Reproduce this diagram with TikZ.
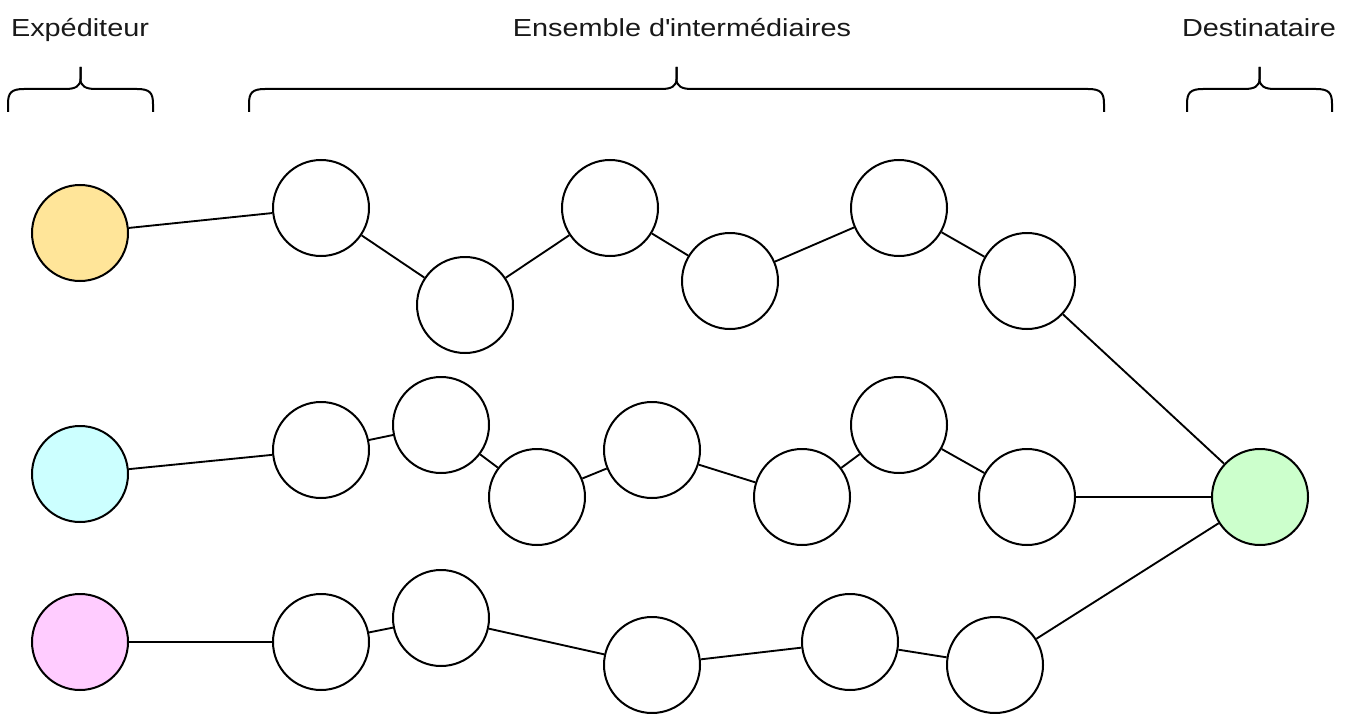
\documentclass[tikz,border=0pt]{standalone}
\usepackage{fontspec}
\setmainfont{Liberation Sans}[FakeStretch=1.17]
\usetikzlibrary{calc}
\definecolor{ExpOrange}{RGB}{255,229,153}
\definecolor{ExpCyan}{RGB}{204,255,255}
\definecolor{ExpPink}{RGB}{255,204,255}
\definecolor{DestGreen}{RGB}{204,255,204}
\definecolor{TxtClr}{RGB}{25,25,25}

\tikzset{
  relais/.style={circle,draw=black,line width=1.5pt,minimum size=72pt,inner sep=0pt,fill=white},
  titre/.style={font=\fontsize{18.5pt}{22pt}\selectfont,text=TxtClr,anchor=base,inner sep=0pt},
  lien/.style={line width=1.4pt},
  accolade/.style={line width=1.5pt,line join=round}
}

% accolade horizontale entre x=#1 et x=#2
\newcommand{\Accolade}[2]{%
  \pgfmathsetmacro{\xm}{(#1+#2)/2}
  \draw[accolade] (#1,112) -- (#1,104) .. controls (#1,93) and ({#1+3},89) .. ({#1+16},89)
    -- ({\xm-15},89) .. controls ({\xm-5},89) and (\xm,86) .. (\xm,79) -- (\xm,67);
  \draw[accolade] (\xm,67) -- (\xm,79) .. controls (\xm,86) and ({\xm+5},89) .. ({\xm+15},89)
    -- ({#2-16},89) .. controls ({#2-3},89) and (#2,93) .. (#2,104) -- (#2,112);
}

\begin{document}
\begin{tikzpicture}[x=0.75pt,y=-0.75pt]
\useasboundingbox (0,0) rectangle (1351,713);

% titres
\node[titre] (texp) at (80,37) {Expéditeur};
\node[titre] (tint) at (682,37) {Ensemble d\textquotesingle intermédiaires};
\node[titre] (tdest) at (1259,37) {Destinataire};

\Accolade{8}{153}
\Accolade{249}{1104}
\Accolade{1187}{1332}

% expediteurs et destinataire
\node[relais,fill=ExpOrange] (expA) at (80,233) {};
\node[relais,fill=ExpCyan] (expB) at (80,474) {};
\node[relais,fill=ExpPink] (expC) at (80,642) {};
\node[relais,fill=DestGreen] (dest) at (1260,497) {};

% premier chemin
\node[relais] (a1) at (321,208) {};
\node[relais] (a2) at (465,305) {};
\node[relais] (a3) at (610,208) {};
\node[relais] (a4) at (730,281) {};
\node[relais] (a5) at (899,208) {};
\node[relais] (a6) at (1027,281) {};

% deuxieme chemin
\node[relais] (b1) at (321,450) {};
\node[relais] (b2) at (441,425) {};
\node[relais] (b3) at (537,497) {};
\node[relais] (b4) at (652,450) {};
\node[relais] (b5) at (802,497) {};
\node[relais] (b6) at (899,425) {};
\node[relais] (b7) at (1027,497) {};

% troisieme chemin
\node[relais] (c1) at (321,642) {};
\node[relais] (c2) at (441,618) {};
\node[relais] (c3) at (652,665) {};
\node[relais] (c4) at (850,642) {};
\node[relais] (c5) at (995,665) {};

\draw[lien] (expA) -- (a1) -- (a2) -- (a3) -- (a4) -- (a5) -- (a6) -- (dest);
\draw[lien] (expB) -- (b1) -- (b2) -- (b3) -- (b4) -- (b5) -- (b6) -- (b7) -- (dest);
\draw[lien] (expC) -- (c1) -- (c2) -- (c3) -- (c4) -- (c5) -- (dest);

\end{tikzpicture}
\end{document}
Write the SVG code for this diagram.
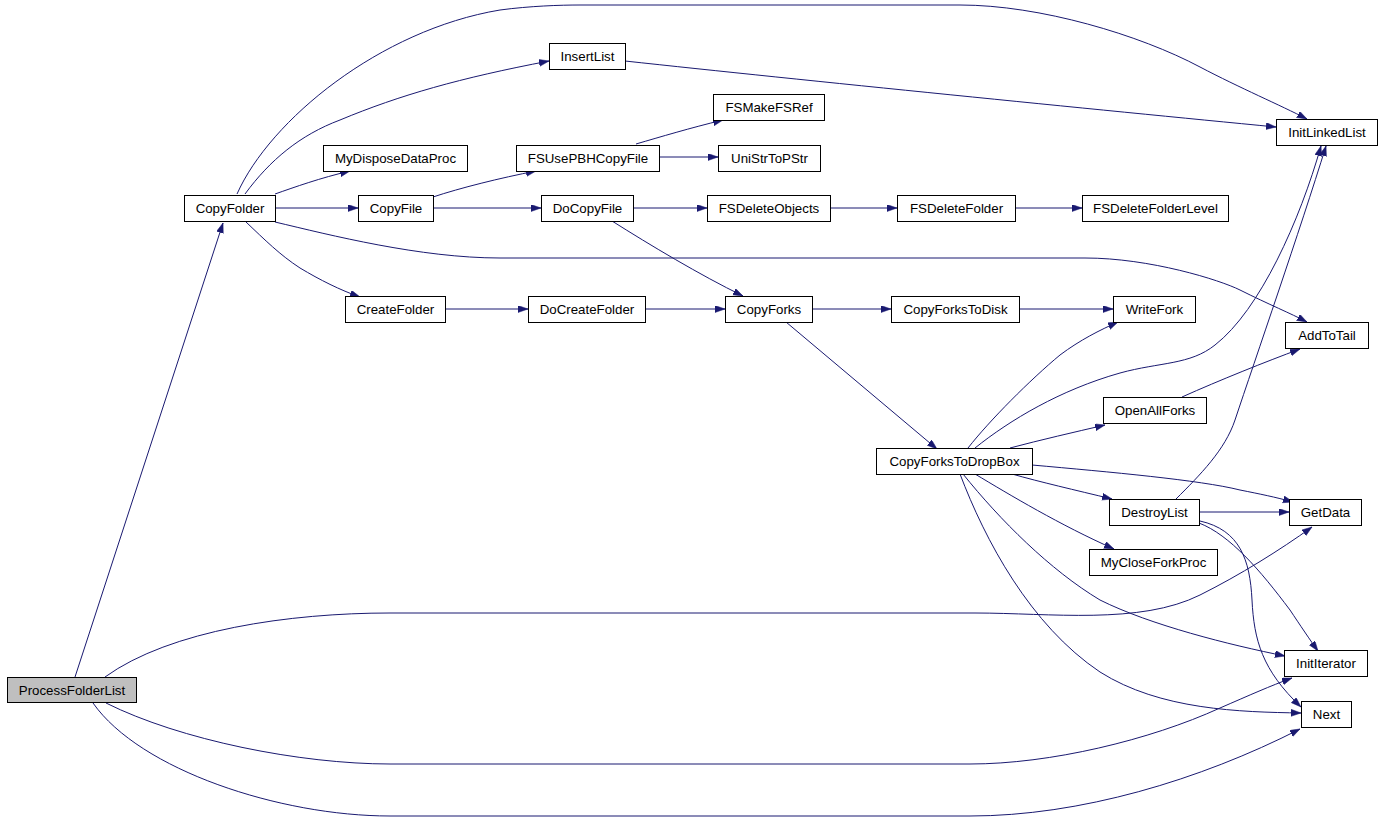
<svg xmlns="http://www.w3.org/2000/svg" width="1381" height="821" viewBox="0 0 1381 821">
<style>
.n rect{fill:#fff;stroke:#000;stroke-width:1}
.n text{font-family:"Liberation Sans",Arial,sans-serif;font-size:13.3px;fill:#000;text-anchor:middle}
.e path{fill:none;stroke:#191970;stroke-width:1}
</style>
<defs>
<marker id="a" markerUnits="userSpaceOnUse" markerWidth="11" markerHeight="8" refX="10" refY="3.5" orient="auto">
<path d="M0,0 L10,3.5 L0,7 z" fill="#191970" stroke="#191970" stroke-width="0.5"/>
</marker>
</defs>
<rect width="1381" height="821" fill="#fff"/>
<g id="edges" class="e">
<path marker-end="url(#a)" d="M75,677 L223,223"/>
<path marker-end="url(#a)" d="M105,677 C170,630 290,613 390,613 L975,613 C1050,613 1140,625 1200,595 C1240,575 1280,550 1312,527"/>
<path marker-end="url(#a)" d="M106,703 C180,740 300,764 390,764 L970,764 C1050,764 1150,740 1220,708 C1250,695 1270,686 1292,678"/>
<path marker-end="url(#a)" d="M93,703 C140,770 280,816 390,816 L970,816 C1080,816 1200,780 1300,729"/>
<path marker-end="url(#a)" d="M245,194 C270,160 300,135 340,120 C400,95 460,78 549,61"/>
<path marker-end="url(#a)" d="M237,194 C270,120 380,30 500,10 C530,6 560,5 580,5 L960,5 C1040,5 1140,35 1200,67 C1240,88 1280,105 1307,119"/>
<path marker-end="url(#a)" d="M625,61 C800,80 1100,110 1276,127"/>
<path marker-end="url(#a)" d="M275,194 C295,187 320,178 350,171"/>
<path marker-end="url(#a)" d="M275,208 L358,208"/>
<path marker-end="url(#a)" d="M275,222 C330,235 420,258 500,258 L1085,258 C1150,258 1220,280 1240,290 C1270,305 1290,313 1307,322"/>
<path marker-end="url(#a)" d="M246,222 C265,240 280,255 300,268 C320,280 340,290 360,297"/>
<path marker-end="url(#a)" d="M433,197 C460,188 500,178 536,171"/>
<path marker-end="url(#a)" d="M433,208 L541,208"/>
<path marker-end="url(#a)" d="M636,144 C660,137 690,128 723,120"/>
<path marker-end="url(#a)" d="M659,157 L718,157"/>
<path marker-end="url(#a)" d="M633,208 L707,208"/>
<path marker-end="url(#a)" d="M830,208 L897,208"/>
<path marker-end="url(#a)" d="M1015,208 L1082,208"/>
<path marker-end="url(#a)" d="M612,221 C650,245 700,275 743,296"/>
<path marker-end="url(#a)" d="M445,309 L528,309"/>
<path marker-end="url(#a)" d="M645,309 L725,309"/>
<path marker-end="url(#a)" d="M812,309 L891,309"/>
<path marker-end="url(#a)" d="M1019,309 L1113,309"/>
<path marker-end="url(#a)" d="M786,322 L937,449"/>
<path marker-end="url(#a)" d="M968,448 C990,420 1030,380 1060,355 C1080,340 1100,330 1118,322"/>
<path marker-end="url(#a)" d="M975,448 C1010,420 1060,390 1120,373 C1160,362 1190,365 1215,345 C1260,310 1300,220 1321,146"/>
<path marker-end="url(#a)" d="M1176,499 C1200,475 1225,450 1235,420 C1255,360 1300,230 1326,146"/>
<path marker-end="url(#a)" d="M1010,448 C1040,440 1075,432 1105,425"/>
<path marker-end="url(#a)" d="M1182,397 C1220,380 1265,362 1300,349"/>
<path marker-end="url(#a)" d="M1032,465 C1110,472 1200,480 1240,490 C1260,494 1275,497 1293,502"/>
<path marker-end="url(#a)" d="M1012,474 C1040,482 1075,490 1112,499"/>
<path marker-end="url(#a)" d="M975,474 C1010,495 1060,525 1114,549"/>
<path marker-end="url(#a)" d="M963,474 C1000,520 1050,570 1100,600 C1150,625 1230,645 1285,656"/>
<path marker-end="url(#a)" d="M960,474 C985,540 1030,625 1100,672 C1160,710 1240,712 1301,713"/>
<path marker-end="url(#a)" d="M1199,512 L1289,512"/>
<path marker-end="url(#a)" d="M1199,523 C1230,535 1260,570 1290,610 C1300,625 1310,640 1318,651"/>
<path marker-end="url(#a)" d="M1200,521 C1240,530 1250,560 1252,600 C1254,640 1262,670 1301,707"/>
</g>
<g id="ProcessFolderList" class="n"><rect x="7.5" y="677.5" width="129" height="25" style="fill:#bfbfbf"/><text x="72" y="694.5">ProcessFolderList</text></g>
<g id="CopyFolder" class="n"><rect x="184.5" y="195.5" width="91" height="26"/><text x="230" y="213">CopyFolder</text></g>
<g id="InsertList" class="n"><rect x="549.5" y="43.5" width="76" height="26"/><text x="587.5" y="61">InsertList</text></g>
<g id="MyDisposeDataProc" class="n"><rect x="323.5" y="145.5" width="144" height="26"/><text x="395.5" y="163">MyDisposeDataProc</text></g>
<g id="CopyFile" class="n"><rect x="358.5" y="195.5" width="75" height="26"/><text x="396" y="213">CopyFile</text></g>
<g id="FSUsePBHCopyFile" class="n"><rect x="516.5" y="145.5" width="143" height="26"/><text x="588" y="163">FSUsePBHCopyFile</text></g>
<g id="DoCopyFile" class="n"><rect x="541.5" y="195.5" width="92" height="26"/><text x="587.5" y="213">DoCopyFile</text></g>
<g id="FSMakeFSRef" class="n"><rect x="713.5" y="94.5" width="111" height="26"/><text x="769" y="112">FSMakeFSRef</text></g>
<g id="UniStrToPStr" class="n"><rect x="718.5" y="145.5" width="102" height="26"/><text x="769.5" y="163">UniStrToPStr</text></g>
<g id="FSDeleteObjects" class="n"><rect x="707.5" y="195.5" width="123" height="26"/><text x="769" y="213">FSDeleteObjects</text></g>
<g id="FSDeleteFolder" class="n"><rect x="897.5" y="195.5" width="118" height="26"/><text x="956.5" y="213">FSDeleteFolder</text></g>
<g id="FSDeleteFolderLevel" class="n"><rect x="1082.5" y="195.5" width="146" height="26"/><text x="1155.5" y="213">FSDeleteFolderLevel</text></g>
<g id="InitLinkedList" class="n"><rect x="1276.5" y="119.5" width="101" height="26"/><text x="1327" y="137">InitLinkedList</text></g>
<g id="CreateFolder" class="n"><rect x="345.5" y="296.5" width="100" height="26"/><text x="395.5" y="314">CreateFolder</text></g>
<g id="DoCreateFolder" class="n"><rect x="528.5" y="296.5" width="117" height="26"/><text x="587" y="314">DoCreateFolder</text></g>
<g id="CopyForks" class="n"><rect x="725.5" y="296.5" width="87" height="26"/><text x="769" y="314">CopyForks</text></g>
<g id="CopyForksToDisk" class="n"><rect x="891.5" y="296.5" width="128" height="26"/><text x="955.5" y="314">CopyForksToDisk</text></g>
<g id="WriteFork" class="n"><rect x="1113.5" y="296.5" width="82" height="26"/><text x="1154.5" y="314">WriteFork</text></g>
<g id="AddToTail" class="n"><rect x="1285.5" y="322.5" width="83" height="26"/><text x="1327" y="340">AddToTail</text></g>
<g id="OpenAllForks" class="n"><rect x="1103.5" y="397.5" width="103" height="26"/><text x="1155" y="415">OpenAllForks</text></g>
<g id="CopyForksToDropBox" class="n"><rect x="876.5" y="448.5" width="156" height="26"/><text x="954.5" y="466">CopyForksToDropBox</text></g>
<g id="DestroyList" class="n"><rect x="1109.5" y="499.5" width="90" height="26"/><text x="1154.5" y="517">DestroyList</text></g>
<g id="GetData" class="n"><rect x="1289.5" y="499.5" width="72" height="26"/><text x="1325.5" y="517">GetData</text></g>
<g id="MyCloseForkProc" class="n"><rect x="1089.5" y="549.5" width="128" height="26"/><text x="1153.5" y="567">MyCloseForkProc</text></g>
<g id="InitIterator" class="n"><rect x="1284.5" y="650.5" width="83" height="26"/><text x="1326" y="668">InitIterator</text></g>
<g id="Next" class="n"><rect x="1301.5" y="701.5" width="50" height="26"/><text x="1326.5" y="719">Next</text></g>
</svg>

☆ ☆ ☆

- [TASK INSTRUCTIONS]: Above are the records; repeat their lines from the first through the line containing "(b7) at (1027,497)", and leave out each picture.

- [WRITTEN ANSWER]:
Reproduce this diagram with TikZ.
\documentclass[tikz,border=0pt]{standalone}
\usepackage{fontspec}
\setmainfont{Liberation Sans}[FakeStretch=1.17]
\usetikzlibrary{calc}
\definecolor{ExpOrange}{RGB}{255,229,153}
\definecolor{ExpCyan}{RGB}{204,255,255}
\definecolor{ExpPink}{RGB}{255,204,255}
\definecolor{DestGreen}{RGB}{204,255,204}
\definecolor{TxtClr}{RGB}{25,25,25}

\tikzset{
  relais/.style={circle,draw=black,line width=1.5pt,minimum size=72pt,inner sep=0pt,fill=white},
  titre/.style={font=\fontsize{18.5pt}{22pt}\selectfont,text=TxtClr,anchor=base,inner sep=0pt},
  lien/.style={line width=1.4pt},
  accolade/.style={line width=1.5pt,line join=round}
}

% accolade horizontale entre x=#1 et x=#2
\newcommand{\Accolade}[2]{%
  \pgfmathsetmacro{\xm}{(#1+#2)/2}
  \draw[accolade] (#1,112) -- (#1,104) .. controls (#1,93) and ({#1+3},89) .. ({#1+16},89)
    -- ({\xm-15},89) .. controls ({\xm-5},89) and (\xm,86) .. (\xm,79) -- (\xm,67);
  \draw[accolade] (\xm,67) -- (\xm,79) .. controls (\xm,86) and ({\xm+5},89) .. ({\xm+15},89)
    -- ({#2-16},89) .. controls ({#2-3},89) and (#2,93) .. (#2,104) -- (#2,112);
}

\begin{document}
\begin{tikzpicture}[x=0.75pt,y=-0.75pt]
\useasboundingbox (0,0) rectangle (1351,713);

% titres
\node[titre] (texp) at (80,37) {Expéditeur};
\node[titre] (tint) at (682,37) {Ensemble d\textquotesingle intermédiaires};
\node[titre] (tdest) at (1259,37) {Destinataire};

\Accolade{8}{153}
\Accolade{249}{1104}
\Accolade{1187}{1332}

% expediteurs et destinataire
\node[relais,fill=ExpOrange] (expA) at (80,233) {};
\node[relais,fill=ExpCyan] (expB) at (80,474) {};
\node[relais,fill=ExpPink] (expC) at (80,642) {};
\node[relais,fill=DestGreen] (dest) at (1260,497) {};

% premier chemin
\node[relais] (a1) at (321,208) {};
\node[relais] (a2) at (465,305) {};
\node[relais] (a3) at (610,208) {};
\node[relais] (a4) at (730,281) {};
\node[relais] (a5) at (899,208) {};
\node[relais] (a6) at (1027,281) {};

% deuxieme chemin
\node[relais] (b1) at (321,450) {};
\node[relais] (b2) at (441,425) {};
\node[relais] (b3) at (537,497) {};
\node[relais] (b4) at (652,450) {};
\node[relais] (b5) at (802,497) {};
\node[relais] (b6) at (899,425) {};
\node[relais] (b7) at (1027,497) {};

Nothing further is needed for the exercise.